Война здесь ничего не изменила. Только снизила уровень запросов – до «Землянки» Суркова, до «Темной ночи» (не помню чьей). Хотя – кто знает! Очень может быть, что привычное обострение чувств под огнем, острое восприятие красоты земли и неба особенно в дни затишья, но иногда и в бою – сказались на восприятии природы много лет спустя.
Неожиданно помог моему музыкальному образованию лагерь. Я попал туда в июне и сразу окунулся в белые ночи. Входить в игру света и цвета меня научили импрессионисты (в студенческие годы я каждую неделю, как в церковь, ходил в Музей Нового западного искусства). А здесь платье «Обнаженной» Ренуара, небрежно брошенное на кресло, развернулось в целое небо и зажило, меняя и меняя свои переливы. С вечера до полуночи я не мог оторваться от симфонии, которую импровизировал свет, и, прячась от надзора, продолжал бродить после отбоя. Жалкие человеческие затеи – бараки, вышки, колючая проволока – тонули в северном небе, «как урна с окурками в океане» (метафора, которую я впоследствии подобрал у Кришнамурти).

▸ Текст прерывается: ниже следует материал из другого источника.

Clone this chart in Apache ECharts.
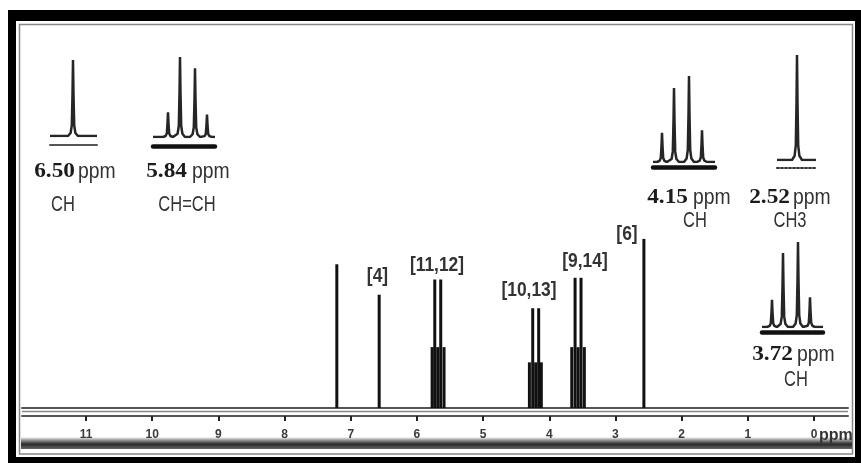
<!DOCTYPE html>
<html>
<head>
<meta charset="utf-8">
<script src="https://cdn.jsdelivr.net/npm/echarts@6/dist/echarts.min.js"></script>
<style>
  html, body { margin: 0; padding: 0; background: #fff; }
  #c { width: 861px; height: 463px; }
</style>
</head>
<body>
<div id="c"></div>
<script>
// Chemical shift axis ticks (ppm)
const tickValues = [0, 1, 2, 3, 4, 5, 6, 7, 8, 9, 10, 11];

// Main 1H spectrum sticks: shift (ppm) and relative intensity
const stickShift  = [7.21, 6.57, 5.77, 5.73, 5.685, 5.64, 5.59, 4.30, 4.25, 4.205, 4.16, 4.12, 3.66, 3.61, 3.565, 3.52, 3.47, 2.57];
const stickHeight = [85,   67,   36,   76,   36,    76,   36,   27,   59,   27,    59,   27,   36,   77,   36,    77,   36,   100];

// Assignment labels above the signals
const assignLabels = ['[4]', '[11,12]', '[10,13]', '[9,14]', '[6]'];

// Expanded multiplets: shift text, group, line offsets and relative line heights
const insetShiftText   = ['6.50', '5.84', '4.15', '2.52', '3.72'];
const insetGroup       = ['CH', 'CH=CH', 'CH', 'CH3', 'CH'];
const insetLineOffsets = [[23], [15, 27, 42, 54], [9, 21, 36, 49], [20], [10, 21, 36, 48]];
const insetLineHeights = [[100], [31, 100, 86, 28], [34, 86, 100, 37], [100], [32, 87, 100, 35]];

// ---- layout ----
const AX_MIN = -0.514, AX_MAX = 11.967;
const insetBoxes = [
  { left: 50,  top: 60,  width: 47, height: 76,  rule: { offset: 9,   width: 2,   color: '#555', type: 'solid' } },
  { left: 153, top: 57,  width: 62, height: 80,  rule: { offset: 9,   width: 4.5, color: '#111', type: 'solid' } },
  { left: 653, top: 76,  width: 62, height: 86,  rule: { offset: 5.5, width: 4.5, color: '#111', type: 'solid' } },
  { left: 777, top: 55,  width: 39, height: 105, rule: { offset: 8,   width: 2,   color: '#333', type: 'dotted' } },
  { left: 762, top: 242, width: 61, height: 85,  rule: { offset: 5.5, width: 4.5, color: '#111', type: 'solid' } }
];
const insetText = [
  { numEnd: 75,  ppmStart: 78,  y: 171, gx: 63,  gy: 205 },
  { numEnd: 187, ppmStart: 192, y: 171, gx: 187, gy: 205 },
  { numEnd: 688, ppmStart: 693, y: 197, gx: 695, gy: 221 },
  { numEnd: 790, ppmStart: 793, y: 197, gx: 790, gy: 221 },
  { numEnd: 793, ppmStart: 797, y: 354, gx: 796, gy: 380 }
];
const assignPos = [[377.5, 276], [437, 265], [529, 290], [585, 261], [627, 234]];

// Line profile of one expanded resonance (x offset in px, fraction of height)
const profile = [[-5, 0], [-2.4, 0.04], [-1.2, 0.14], [-0.5, 0.55], [0, 1], [0.5, 0.55], [1.2, 0.14], [2.4, 0.04], [5, 0]];
function multiplet(offsets, heights, width) {
  const pts = [[0, 0]];
  offsets.forEach((c, i) => profile.forEach(([dx, f]) => pts.push([c + dx, f * heights[i]])));
  pts.push([width, 0]);
  return pts;
}

const chart = echarts.init(document.getElementById('c'));

const grids = [{ left: 22, right: 13, top: 36, bottom: 55 }];
const xAxes = [
  {
    type: 'value', gridIndex: 0, inverse: true, min: AX_MIN, max: AX_MAX,
    axisLine: { show: true, onZero: false, lineStyle: { color: '#555', width: 2 } },
    axisTick: { show: false }, axisLabel: { show: false }, splitLine: { show: false }
  },
  {
    type: 'value', gridIndex: 0, inverse: true, min: AX_MIN, max: AX_MAX, position: 'bottom', offset: 8,
    axisLine: { show: true, onZero: false, lineStyle: { color: '#555', width: 2 } },
    axisTick: { show: true, customValues: tickValues, length: 5, lineStyle: { color: '#222', width: 2 } },
    axisLabel: {
      show: true, customValues: tickValues, margin: 13,
      fontFamily: 'Liberation Sans Narrow, Liberation Sans, sans-serif', fontWeight: 'bold', fontSize: 12, color: '#3a3a3a'
    },
    splitLine: { show: false }
  }
];
const yAxes = [{ type: 'value', gridIndex: 0, min: 0, max: 220, show: false }];

const series = [{
  type: 'custom', xAxisIndex: 0, yAxisIndex: 0,
  data: stickShift.map((s, i) => [s, stickHeight[i]]),
  renderItem: function (params, api) {
    const p0 = api.coord([api.value(0), 0]);
    const p1 = api.coord([api.value(0), api.value(1)]);
    return {
      type: 'line',
      shape: { x1: p0[0], y1: p0[1], x2: p1[0], y2: p1[1] },
      style: { stroke: '#111', lineWidth: 3 }
    };
  }
}];

insetBoxes.forEach((b, i) => {
  grids.push({ left: b.left, top: b.top, width: b.width, height: b.height });
  xAxes.push({
    type: 'value', gridIndex: i + 1, min: 0, max: b.width, position: 'bottom', offset: b.rule.offset,
    axisLine: { show: true, onZero: false, lineStyle: { color: b.rule.color, width: b.rule.width, type: b.rule.type } },
    axisTick: { show: false }, axisLabel: { show: false }, splitLine: { show: false }
  });
  yAxes.push({ type: 'value', gridIndex: i + 1, min: 0, max: 100, show: false });
  series.push({
    type: 'line', xAxisIndex: i + 2, yAxisIndex: i + 1, showSymbol: false, smooth: false,
    lineStyle: { color: '#262626', width: 2.5 },
    data: multiplet(insetLineOffsets[i], insetLineHeights[i], b.width)
  });
});

// Frame, axis band and annotation text
const graphics = [
  { type: 'rect', z: -10, shape: { x: 8, y: 10, width: 870, height: 470 }, style: { fill: '#000' } },
  { type: 'rect', z: -9, shape: { x: 16, y: 21, width: 839, height: 436 }, style: { fill: '#fff' } },
  { type: 'rect', z: -8, shape: { x: 19.5, y: 24.5, width: 833, height: 429.5 }, style: { fill: '#fff', stroke: '#888', lineWidth: 1.5 } },
  { type: 'rect', z: -7, shape: { x: 21, y: 437, width: 831, height: 12 },
    style: { fill: new echarts.graphic.LinearGradient(0, 0, 0, 1, [
      { offset: 0, color: 'rgba(0,0,0,0)' }, { offset: 0.6, color: '#2a2a2a' }, { offset: 1, color: '#666' }]) } },
  { type: 'line', z: -6, shape: { x1: 22, y1: 411.5, x2: 848, y2: 411.5 }, style: { stroke: '#888', lineWidth: 1.5 } },
  { type: 'text', z: 10, x: 819, y: 436,
    style: { text: 'ppm', font: 'bold 16px "Liberation Sans", sans-serif', fill: '#333', textAlign: 'left', textVerticalAlign: 'middle' } }
];

assignLabels.forEach((t, i) => {
  graphics.push({
    type: 'text', z: 10, x: assignPos[i][0], y: assignPos[i][1], scaleX: 0.87,
    style: { text: t, font: 'bold 20px "Liberation Sans", sans-serif', fill: '#333', textAlign: 'center', textVerticalAlign: 'middle' }
  });
});

insetShiftText.forEach((t, i) => {
  const p = insetText[i];
  graphics.push({
    type: 'text', z: 10, x: p.numEnd, y: p.y, scaleX: 1.06,
    style: { text: t, font: 'bold 22px "Liberation Serif", serif', fill: '#1c1c1c', textAlign: 'right', textVerticalAlign: 'middle' }
  });
  graphics.push({
    type: 'text', z: 10, x: p.ppmStart, y: p.y + 1, scaleX: 0.88,
    style: { text: 'ppm', font: '22px "Liberation Sans", sans-serif', fill: '#333', textAlign: 'left', textVerticalAlign: 'middle' }
  });
  graphics.push({
    type: 'text', z: 10, x: p.gx, y: p.gy, scaleX: 0.75,
    style: { text: insetGroup[i], font: '22px "Liberation Sans", sans-serif', fill: '#333', textAlign: 'center', textVerticalAlign: 'middle' }
  });
});

chart.setOption({
  animation: false,
  backgroundColor: '#fff',
  grid: grids,
  xAxis: xAxes,
  yAxis: yAxes,
  series: series,
  graphic: { elements: graphics }
});
</script>
</body>
</html>
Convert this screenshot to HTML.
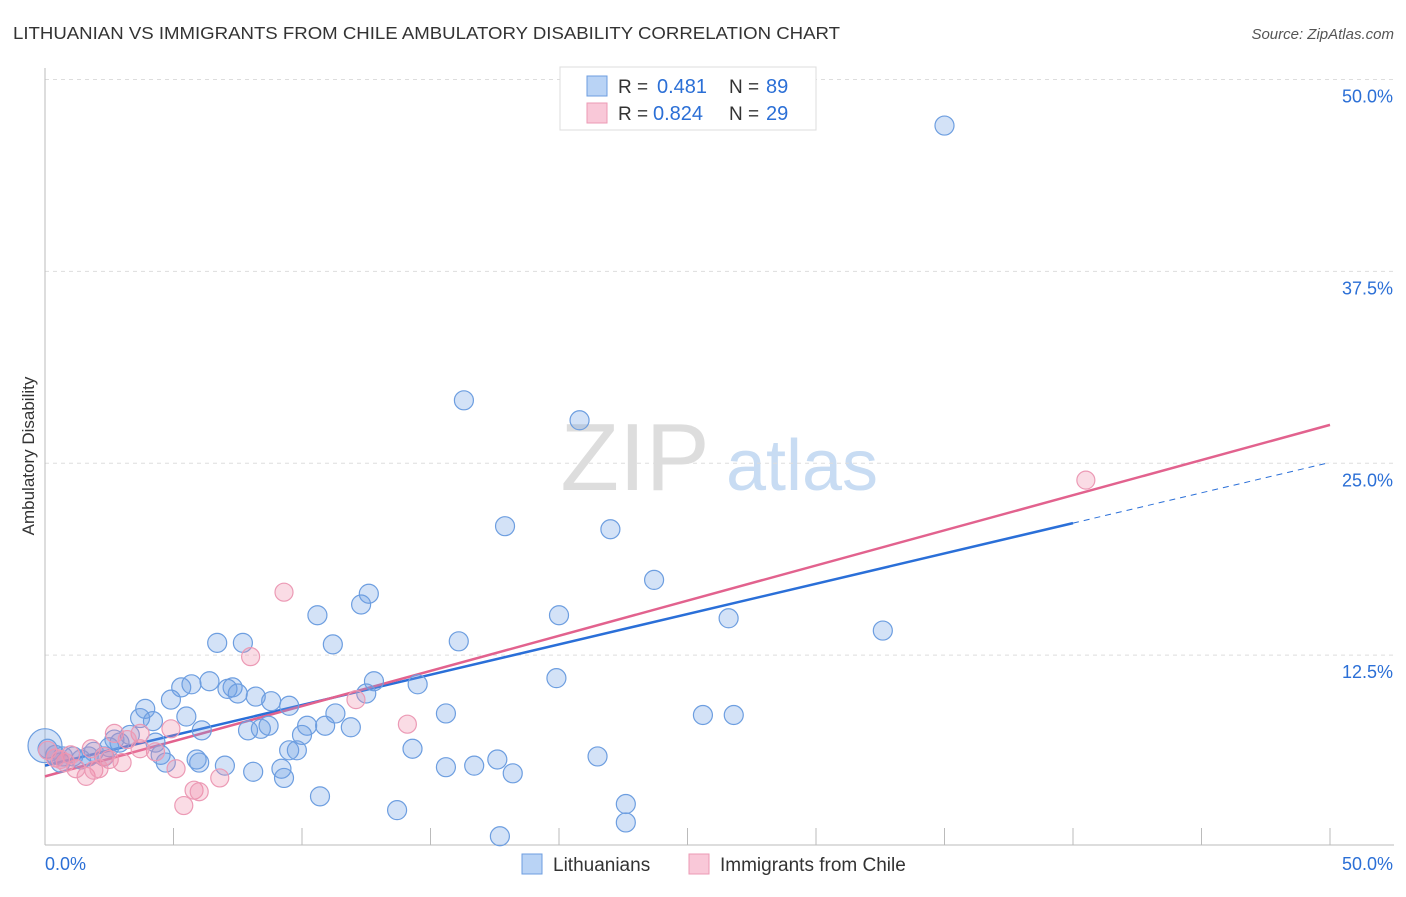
<!DOCTYPE html>
<html><head><meta charset="utf-8"><style>
body{margin:0;background:#fff;font-family:"Liberation Sans",sans-serif;}
svg text{font-family:"Liberation Sans",sans-serif;}
</style></head><body>
<svg id="chart" width="1406" height="892" xmlns="http://www.w3.org/2000/svg">
<text x="13" y="39" font-size="17.5" fill="#333" textLength="827" lengthAdjust="spacingAndGlyphs">LITHUANIAN VS IMMIGRANTS FROM CHILE AMBULATORY DISABILITY CORRELATION CHART</text>
<text x="1394" y="39" font-size="15" fill="#555" text-anchor="end" font-style="italic">Source: ZipAtlas.com</text>
<text transform="translate(34,456) rotate(-90)" font-size="17" fill="#333" text-anchor="middle">Ambulatory Disability</text>
<g>
<text x="635" y="490" font-size="96" fill="#ddd" font-family="Liberation Serif" text-anchor="middle">ZIP</text>
<text x="802" y="490" font-size="72" fill="#c8dcf3" text-anchor="middle">atlas</text>
</g>
<g id="grid"></g><g id="axes"></g><g id="lines"></g><g id="pts"></g>
<g>
<rect x="560" y="67" width="256" height="63" fill="#fff" stroke="#ddd"/>
<rect x="587" y="76" width="20" height="20" fill="#b9d3f5" stroke="#6d9ee0"/>
<rect x="587" y="103" width="20" height="20" fill="#f9c8d8" stroke="#ec9ab5"/>
<text x="618" y="93" font-size="19" fill="#333">R =</text>
<text x="657" y="93" font-size="20" fill="#2b6fd6">0.481</text>
<text x="729" y="93" font-size="19" fill="#333">N =</text>
<text x="766" y="93" font-size="20" fill="#2b6fd6">89</text>
<text x="618" y="120" font-size="19" fill="#333">R =</text>
<text x="653" y="120" font-size="20" fill="#2b6fd6">0.824</text>
<text x="729" y="120" font-size="19" fill="#333">N =</text>
<text x="766" y="120" font-size="20" fill="#2b6fd6">29</text>
</g>
<g>
<rect x="522" y="854" width="20" height="20" fill="#b9d3f5" stroke="#6d9ee0"/>
<text x="553" y="871" font-size="19" fill="#333">Lithuanians</text>
<rect x="689" y="854" width="20" height="20" fill="#f9c8d8" stroke="#ec9ab5"/>
<text x="720" y="871" font-size="19" fill="#333">Immigrants from Chile</text>
</g>
</svg>
<script>
const blueX=[35.0,16.3,20.8,17.9,22.0,23.7,12.6,12.3,10.6,20.0,26.6,32.6,6.7,7.7,11.2,16.1,19.9,12.8,14.5,6.4,5.3,5.7,7.3,7.1,7.5,8.2,8.8,9.5,4.9,3.9,12.5,3.7,4.2,5.5,11.3,15.6,25.6,26.8,6.1,7.9,8.4,8.7,10.2,10.9,10.0,11.9,4.3,3.3,2.9,2.5,1.9,1.7,1.1,0.7,0.4,0.1,0.6,1.4,2.3,2.7,9.5,9.8,14.3,4.5,4.7,6.0,5.9,7.0,8.1,9.2,9.3,15.6,16.7,17.6,18.2,21.5,10.7,13.7,17.7,22.6,22.6];
const blueY=[47.0,29.1,27.8,20.9,20.7,17.4,16.5,15.8,15.1,15.1,14.9,14.1,13.3,13.3,13.2,13.4,11.0,10.8,10.6,10.8,10.4,10.6,10.4,10.3,10.0,9.8,9.5,9.2,9.6,9.0,10.0,8.4,8.2,8.5,8.7,8.7,8.6,8.6,7.6,7.6,7.7,7.9,7.9,7.9,7.3,7.8,6.8,7.3,6.8,6.5,6.2,5.9,5.9,5.9,6.0,6.4,5.5,5.7,5.9,7.0,6.3,6.3,6.4,6.0,5.5,5.5,5.7,5.3,4.9,5.1,4.5,5.2,5.3,5.7,4.8,5.9,3.3,2.4,0.7,2.8,1.6];
const pinkX=[40.5,9.3,8.0,12.1,14.1,4.9,3.7,2.7,1.8,2.3,2.5,3.0,4.3,5.1,6.8,5.8,6.0,5.4,1.6,1.9,1.2,0.8,0.4,0.1,1.0,3.2,0.6,2.1,3.7];
const pinkY=[23.9,16.6,12.4,9.6,8.0,7.7,7.4,7.4,6.4,5.9,5.7,5.5,6.2,5.1,4.5,3.7,3.6,2.7,4.6,5.0,5.1,5.5,5.8,6.3,6.0,7.0,5.7,5.1,6.4];
const blueLine=[5.3,0.395];
const pinkLine=[4.6,0.458];
const yTicks=[12.5,25.0,37.5,50.0];
const xTickVals=[5,10,15,20,25,30,35,40,45,50];

const NS="http://www.w3.org/2000/svg";
const X=v=>45+v*25.7, Y=v=>847-v*15.35;
function mk(p,t,a){const e=document.createElementNS(NS,t);for(const k in a)e.setAttribute(k,a[k]);document.getElementById(p).appendChild(e);return e;}
yTicks.forEach(t=>{
 const g=mk('grid','line',{x1:45,x2:1394,y1:Y(t),y2:Y(t),stroke:'#ddd','stroke-dasharray':'4,4'});
 
 
 const l=mk('axes','text',{x:1393,y:Y(t)+23,'font-size':18,fill:'#2b6fd6','text-anchor':'end'});
 l.textContent=t.toFixed(1)+'%';
 
 
});
const al=mk('axes','line',{x1:45,x2:45,y1:68,y2:845,stroke:'#bbb'});


const ab=mk('axes','line',{x1:45,x2:1394,y1:845,y2:845,stroke:'#bbb'});


xTickVals.forEach(t=>{
 const k=mk('axes','line',{x1:X(t),x2:X(t),y1:828,y2:845,stroke:'#bbb'});
 
 
});
const x0=mk('axes','text',{x:45,y:870,'font-size':18,fill:'#2b6fd6'});x0.textContent='0.0%';


const x1=mk('axes','text',{x:1393,y:870,'font-size':18,fill:'#2b6fd6','text-anchor':'end'});x1.textContent='50.0%';



function dot(x,y,r,fill,stroke,name){const c=mk('pts','circle',{cx:X(x),cy:Y(y),r:r,fill:fill,stroke:stroke,'stroke-width':1.2});
 
 }
dot(0,6.6,17,'rgba(110,160,230,0.3)','#6d9ee0','point-lithuanians-large');
blueX.forEach((x,i)=>dot(x,blueY[i],9.5,'rgba(110,160,230,0.3)','#6d9ee0','point-lithuanians'));
pinkX.forEach((x,i)=>dot(x,pinkY[i],9,'rgba(240,140,170,0.3)','#ec9ab5','point-chile'));

const bl=mk('lines','line',{x1:X(0),y1:Y(blueLine[0]),x2:X(40),y2:Y(blueLine[0]+blueLine[1]*40),stroke:'#2a6fd8','stroke-width':2.5});


const bd=mk('lines','line',{x1:X(40),y1:Y(blueLine[0]+blueLine[1]*40),x2:X(50),y2:Y(blueLine[0]+blueLine[1]*50),stroke:'#2a6fd8','stroke-width':1,'stroke-dasharray':'6,5'});


const pl=mk('lines','line',{x1:X(0),y1:Y(pinkLine[0]),x2:X(50),y2:Y(pinkLine[0]+pinkLine[1]*50),stroke:'#e2628e','stroke-width':2.5});


</script>
</body></html>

Потом фестиваль света кончился. Началась тоска черных зимних ночей. Только музыка, лившаяся из репродукторов, доносила переливы духа. Тогда народ приучали к русской музыке XIX века, передавали по радио симфонии Чайковского, одну за другой. Народ жался поближе к печке и забивал козла. Даже моих друзей, интеллектуалов, тридцатипятиградусный мороз загонял в бараки. Нашелся только один меломан, молча бродивший – взад и вперед, от вахты к столовой и от столовой к вахте. Вторым был я. Качество звука на морозе было сносным, но конечно, хуже, чем в консерватории. Что же помогало моему восприятию? Тоска по Москве. Симфонии были приветом оттуда, они так же перешагивали через колючую проволоку, как белые ночи. И привычка созерцать абстрактное искусство света помогло войти в абстрактное искусство звука, войти в прямой разговор с Богом и судьбой, мимо всех человеческих уродств.